====== STORED DATA ======
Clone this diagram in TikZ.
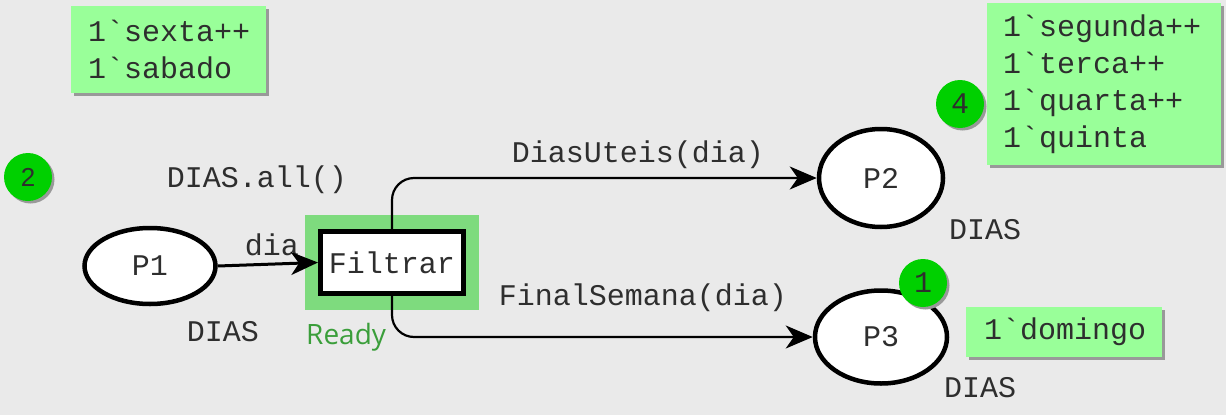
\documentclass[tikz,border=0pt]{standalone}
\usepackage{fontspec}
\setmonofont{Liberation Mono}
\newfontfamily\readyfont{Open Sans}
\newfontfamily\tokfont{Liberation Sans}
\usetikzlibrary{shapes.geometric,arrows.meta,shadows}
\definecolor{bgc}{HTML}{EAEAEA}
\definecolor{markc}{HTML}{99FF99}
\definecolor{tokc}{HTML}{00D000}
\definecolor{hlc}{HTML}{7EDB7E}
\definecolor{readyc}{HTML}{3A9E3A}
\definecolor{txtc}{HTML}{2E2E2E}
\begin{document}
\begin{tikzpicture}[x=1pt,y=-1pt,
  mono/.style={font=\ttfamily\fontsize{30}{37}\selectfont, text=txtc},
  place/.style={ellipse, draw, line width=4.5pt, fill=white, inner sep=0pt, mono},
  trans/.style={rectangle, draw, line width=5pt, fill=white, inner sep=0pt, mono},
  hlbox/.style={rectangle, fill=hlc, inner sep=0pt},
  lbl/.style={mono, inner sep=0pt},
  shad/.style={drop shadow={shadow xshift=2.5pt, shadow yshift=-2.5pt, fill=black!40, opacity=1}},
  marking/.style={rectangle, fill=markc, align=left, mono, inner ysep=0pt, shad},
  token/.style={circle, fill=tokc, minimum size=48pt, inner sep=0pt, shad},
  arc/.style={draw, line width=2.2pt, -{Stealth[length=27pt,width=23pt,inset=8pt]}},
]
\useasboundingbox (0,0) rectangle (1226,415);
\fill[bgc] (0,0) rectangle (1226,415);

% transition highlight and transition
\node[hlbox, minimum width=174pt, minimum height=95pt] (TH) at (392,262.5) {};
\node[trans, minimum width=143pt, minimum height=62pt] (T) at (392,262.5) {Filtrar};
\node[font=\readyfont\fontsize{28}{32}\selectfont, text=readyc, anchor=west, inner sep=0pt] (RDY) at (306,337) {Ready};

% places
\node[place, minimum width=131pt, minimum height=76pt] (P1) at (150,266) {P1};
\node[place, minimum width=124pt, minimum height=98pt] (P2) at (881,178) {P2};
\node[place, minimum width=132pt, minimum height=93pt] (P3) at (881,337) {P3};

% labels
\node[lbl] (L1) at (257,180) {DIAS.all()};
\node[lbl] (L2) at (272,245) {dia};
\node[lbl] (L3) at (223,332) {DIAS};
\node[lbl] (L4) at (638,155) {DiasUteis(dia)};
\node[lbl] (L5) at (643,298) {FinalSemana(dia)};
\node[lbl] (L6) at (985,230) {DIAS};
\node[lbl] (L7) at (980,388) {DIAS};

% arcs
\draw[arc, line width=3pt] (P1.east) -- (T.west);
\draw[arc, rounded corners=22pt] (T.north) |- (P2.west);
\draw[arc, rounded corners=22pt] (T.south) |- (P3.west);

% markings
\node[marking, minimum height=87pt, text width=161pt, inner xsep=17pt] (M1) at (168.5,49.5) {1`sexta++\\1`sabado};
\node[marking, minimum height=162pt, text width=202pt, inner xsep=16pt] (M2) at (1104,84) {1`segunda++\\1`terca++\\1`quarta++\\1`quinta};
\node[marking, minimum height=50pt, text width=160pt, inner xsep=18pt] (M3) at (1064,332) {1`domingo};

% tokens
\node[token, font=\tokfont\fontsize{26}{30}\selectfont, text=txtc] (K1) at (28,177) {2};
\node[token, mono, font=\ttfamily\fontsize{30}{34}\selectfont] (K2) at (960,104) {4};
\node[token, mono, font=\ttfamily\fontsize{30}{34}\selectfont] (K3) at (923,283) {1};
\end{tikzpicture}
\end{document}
======
● **OBJECTIVE**:
Leave the pictures out and reproduce exactly the lines from the top of the listing above through the line with "minimum width=132pt, minimum".

● **WRITTEN ANSWER**:
Clone this diagram in TikZ.
\documentclass[tikz,border=0pt]{standalone}
\usepackage{fontspec}
\setmonofont{Liberation Mono}
\newfontfamily\readyfont{Open Sans}
\newfontfamily\tokfont{Liberation Sans}
\usetikzlibrary{shapes.geometric,arrows.meta,shadows}
\definecolor{bgc}{HTML}{EAEAEA}
\definecolor{markc}{HTML}{99FF99}
\definecolor{tokc}{HTML}{00D000}
\definecolor{hlc}{HTML}{7EDB7E}
\definecolor{readyc}{HTML}{3A9E3A}
\definecolor{txtc}{HTML}{2E2E2E}
\begin{document}
\begin{tikzpicture}[x=1pt,y=-1pt,
  mono/.style={font=\ttfamily\fontsize{30}{37}\selectfont, text=txtc},
  place/.style={ellipse, draw, line width=4.5pt, fill=white, inner sep=0pt, mono},
  trans/.style={rectangle, draw, line width=5pt, fill=white, inner sep=0pt, mono},
  hlbox/.style={rectangle, fill=hlc, inner sep=0pt},
  lbl/.style={mono, inner sep=0pt},
  shad/.style={drop shadow={shadow xshift=2.5pt, shadow yshift=-2.5pt, fill=black!40, opacity=1}},
  marking/.style={rectangle, fill=markc, align=left, mono, inner ysep=0pt, shad},
  token/.style={circle, fill=tokc, minimum size=48pt, inner sep=0pt, shad},
  arc/.style={draw, line width=2.2pt, -{Stealth[length=27pt,width=23pt,inset=8pt]}},
]
\useasboundingbox (0,0) rectangle (1226,415);
\fill[bgc] (0,0) rectangle (1226,415);

% transition highlight and transition
\node[hlbox, minimum width=174pt, minimum height=95pt] (TH) at (392,262.5) {};
\node[trans, minimum width=143pt, minimum height=62pt] (T) at (392,262.5) {Filtrar};
\node[font=\readyfont\fontsize{28}{32}\selectfont, text=readyc, anchor=west, inner sep=0pt] (RDY) at (306,337) {Ready};

% places
\node[place, minimum width=131pt, minimum height=76pt] (P1) at (150,266) {P1};
\node[place, minimum width=124pt, minimum height=98pt] (P2) at (881,178) {P2};
\node[place, minimum width=132pt, minimum height=93pt] (P3) at (881,337) {P3};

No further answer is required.